- Exercise directions -
Without the pictures, output the lines of the material from the very first through the one that holds "0.834, 0.832, 0.808];".

• • • • • • •

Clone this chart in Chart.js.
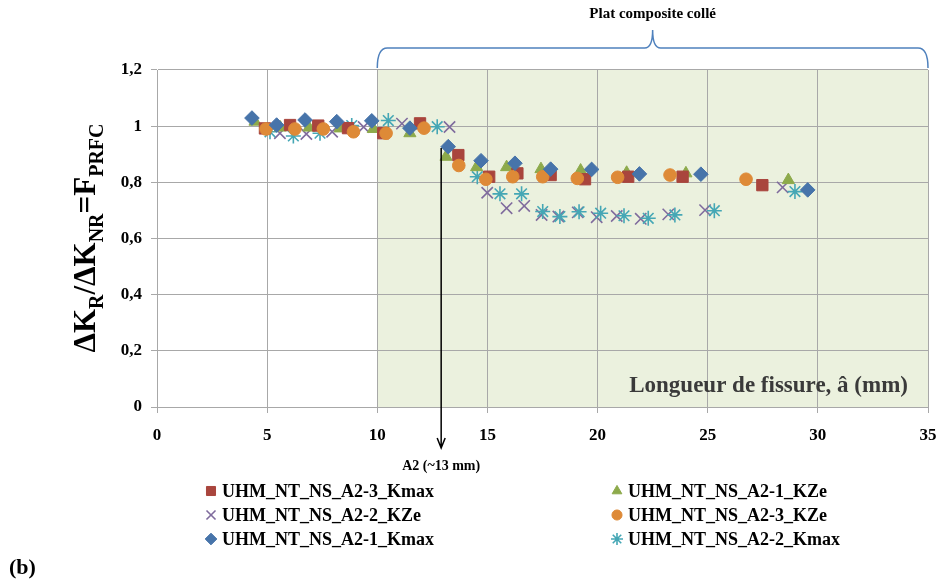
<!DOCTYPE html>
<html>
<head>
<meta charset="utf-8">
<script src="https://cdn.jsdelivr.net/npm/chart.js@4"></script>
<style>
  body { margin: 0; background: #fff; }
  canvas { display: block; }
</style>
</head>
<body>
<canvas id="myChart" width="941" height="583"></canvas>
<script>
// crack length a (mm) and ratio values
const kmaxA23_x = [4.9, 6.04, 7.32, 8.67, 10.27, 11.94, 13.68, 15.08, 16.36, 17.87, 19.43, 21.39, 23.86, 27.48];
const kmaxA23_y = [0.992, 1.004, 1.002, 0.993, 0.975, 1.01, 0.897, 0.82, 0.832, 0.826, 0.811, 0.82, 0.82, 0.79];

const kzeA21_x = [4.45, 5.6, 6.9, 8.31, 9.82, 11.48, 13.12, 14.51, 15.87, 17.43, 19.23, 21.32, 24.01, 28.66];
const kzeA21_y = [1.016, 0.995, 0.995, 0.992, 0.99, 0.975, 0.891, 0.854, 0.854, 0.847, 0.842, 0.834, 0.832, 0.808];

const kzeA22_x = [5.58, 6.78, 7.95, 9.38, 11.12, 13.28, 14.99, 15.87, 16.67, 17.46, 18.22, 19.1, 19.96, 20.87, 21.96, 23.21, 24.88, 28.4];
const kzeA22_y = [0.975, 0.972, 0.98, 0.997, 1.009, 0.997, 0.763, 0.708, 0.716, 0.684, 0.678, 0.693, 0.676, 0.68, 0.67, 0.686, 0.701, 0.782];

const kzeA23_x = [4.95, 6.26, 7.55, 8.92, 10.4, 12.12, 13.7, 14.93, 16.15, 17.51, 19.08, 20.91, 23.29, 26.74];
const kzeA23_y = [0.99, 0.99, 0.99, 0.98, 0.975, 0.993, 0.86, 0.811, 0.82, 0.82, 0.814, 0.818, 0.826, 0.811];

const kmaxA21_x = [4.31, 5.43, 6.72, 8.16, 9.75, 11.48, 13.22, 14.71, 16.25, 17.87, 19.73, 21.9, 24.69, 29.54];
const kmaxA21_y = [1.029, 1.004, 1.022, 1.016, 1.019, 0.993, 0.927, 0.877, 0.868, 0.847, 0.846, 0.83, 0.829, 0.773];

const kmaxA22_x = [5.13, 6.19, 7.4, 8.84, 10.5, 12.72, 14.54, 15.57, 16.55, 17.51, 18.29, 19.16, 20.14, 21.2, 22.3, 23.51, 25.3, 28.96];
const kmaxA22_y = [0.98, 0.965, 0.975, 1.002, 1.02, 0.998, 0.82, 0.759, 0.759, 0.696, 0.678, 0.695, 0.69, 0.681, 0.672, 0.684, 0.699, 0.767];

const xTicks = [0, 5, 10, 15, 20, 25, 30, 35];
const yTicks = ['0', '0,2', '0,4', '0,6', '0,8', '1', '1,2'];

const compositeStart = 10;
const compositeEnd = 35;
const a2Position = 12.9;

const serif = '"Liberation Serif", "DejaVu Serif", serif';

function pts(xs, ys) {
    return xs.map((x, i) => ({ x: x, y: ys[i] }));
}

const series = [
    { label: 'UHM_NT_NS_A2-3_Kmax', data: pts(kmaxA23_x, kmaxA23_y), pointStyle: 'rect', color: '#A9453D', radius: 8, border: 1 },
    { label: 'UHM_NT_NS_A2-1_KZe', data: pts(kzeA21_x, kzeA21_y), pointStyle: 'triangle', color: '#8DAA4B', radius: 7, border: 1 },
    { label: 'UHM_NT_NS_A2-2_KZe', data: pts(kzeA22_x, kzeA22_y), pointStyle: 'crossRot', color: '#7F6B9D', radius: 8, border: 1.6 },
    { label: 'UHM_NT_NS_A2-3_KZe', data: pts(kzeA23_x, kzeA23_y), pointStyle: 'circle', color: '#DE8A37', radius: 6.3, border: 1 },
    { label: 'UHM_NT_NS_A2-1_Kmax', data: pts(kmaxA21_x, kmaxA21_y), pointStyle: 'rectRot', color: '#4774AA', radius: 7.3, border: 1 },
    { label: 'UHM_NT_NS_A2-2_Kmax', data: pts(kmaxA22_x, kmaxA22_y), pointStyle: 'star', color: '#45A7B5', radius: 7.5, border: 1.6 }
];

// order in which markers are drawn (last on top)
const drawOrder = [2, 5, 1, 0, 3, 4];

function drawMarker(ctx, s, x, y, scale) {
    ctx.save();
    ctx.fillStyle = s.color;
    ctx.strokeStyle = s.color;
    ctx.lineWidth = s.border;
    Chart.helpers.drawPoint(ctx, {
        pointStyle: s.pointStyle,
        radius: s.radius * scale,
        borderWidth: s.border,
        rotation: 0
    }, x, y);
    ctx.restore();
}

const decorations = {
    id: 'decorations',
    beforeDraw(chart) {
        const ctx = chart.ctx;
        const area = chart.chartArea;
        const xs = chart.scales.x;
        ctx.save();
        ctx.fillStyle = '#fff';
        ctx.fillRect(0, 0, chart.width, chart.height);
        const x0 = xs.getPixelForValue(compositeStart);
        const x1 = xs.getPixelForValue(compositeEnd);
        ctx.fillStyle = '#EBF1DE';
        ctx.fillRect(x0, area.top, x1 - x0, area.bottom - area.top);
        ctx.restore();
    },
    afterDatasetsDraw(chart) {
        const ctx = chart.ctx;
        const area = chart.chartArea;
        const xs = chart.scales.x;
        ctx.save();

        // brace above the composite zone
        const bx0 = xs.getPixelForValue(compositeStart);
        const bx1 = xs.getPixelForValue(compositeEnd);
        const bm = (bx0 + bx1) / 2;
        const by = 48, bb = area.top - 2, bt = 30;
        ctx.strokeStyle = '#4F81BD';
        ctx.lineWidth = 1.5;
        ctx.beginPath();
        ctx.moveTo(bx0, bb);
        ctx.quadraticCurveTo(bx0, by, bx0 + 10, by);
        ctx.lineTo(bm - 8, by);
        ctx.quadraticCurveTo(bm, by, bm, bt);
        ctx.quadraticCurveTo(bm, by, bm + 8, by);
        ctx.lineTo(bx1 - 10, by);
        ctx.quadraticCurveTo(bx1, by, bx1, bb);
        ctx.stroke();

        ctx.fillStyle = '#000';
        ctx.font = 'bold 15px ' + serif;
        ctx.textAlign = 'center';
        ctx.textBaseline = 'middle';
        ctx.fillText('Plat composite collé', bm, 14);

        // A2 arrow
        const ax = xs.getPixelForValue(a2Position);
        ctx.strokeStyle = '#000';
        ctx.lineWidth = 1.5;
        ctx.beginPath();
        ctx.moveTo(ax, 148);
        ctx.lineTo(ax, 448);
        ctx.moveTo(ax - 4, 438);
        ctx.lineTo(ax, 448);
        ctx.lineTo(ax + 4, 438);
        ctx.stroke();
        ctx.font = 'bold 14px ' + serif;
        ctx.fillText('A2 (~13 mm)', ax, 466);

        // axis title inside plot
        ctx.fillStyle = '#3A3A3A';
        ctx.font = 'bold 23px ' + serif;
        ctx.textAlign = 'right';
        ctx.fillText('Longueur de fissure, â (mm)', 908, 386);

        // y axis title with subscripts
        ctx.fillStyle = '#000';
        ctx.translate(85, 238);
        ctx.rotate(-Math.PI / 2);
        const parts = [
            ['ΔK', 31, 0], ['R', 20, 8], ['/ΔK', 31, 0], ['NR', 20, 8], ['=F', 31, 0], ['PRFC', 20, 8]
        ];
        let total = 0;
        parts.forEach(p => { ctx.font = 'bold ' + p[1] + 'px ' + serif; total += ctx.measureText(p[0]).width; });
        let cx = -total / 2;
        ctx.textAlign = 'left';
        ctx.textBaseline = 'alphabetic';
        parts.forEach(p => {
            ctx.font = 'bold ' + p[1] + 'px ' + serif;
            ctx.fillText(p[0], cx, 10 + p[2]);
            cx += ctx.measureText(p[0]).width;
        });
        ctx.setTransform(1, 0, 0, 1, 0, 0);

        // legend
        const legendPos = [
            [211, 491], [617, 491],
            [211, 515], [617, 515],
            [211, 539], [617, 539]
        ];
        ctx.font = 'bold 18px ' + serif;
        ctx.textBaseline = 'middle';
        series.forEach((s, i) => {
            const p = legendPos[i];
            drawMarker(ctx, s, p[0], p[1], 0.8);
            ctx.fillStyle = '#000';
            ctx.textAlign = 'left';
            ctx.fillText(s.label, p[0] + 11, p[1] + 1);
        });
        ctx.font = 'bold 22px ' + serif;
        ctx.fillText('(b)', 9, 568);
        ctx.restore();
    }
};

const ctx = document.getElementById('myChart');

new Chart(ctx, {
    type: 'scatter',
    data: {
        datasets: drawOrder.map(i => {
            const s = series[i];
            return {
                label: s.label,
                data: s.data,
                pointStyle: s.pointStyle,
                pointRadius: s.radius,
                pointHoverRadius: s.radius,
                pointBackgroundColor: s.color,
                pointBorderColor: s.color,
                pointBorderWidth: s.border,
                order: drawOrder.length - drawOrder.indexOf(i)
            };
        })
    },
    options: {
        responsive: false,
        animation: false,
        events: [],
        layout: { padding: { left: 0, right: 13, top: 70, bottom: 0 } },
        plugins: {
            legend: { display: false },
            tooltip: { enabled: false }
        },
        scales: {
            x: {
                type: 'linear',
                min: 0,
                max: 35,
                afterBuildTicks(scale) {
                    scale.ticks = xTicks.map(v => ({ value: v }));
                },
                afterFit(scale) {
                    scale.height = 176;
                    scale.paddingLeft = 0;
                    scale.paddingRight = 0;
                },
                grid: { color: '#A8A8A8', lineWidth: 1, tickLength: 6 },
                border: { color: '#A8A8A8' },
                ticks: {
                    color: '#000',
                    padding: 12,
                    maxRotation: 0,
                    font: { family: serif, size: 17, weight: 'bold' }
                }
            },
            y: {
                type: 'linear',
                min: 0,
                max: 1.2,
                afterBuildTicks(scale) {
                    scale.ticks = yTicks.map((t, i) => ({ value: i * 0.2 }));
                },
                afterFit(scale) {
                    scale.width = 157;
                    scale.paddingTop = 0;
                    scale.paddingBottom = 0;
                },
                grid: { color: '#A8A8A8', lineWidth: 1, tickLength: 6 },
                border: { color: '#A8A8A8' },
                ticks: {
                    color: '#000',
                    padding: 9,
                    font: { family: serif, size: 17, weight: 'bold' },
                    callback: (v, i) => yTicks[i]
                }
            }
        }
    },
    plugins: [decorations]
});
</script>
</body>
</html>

• • • • • • •

- Exercise result -
Clone this chart in Chart.js.
<!DOCTYPE html>
<html>
<head>
<meta charset="utf-8">
<script src="https://cdn.jsdelivr.net/npm/chart.js@4"></script>
<style>
  body { margin: 0; background: #fff; }
  canvas { display: block; }
</style>
</head>
<body>
<canvas id="myChart" width="941" height="583"></canvas>
<script>
// crack length a (mm) and ratio values
const kmaxA23_x = [4.9, 6.04, 7.32, 8.67, 10.27, 11.94, 13.68, 15.08, 16.36, 17.87, 19.43, 21.39, 23.86, 27.48];
const kmaxA23_y = [0.992, 1.004, 1.002, 0.993, 0.975, 1.01, 0.897, 0.82, 0.832, 0.826, 0.811, 0.82, 0.82, 0.79];

const kzeA21_x = [4.45, 5.6, 6.9, 8.31, 9.82, 11.48, 13.12, 14.51, 15.87, 17.43, 19.23, 21.32, 24.01, 28.66];
const kzeA21_y = [1.016, 0.995, 0.995, 0.992, 0.99, 0.975, 0.891, 0.854, 0.854, 0.847, 0.842, 0.834, 0.832, 0.808];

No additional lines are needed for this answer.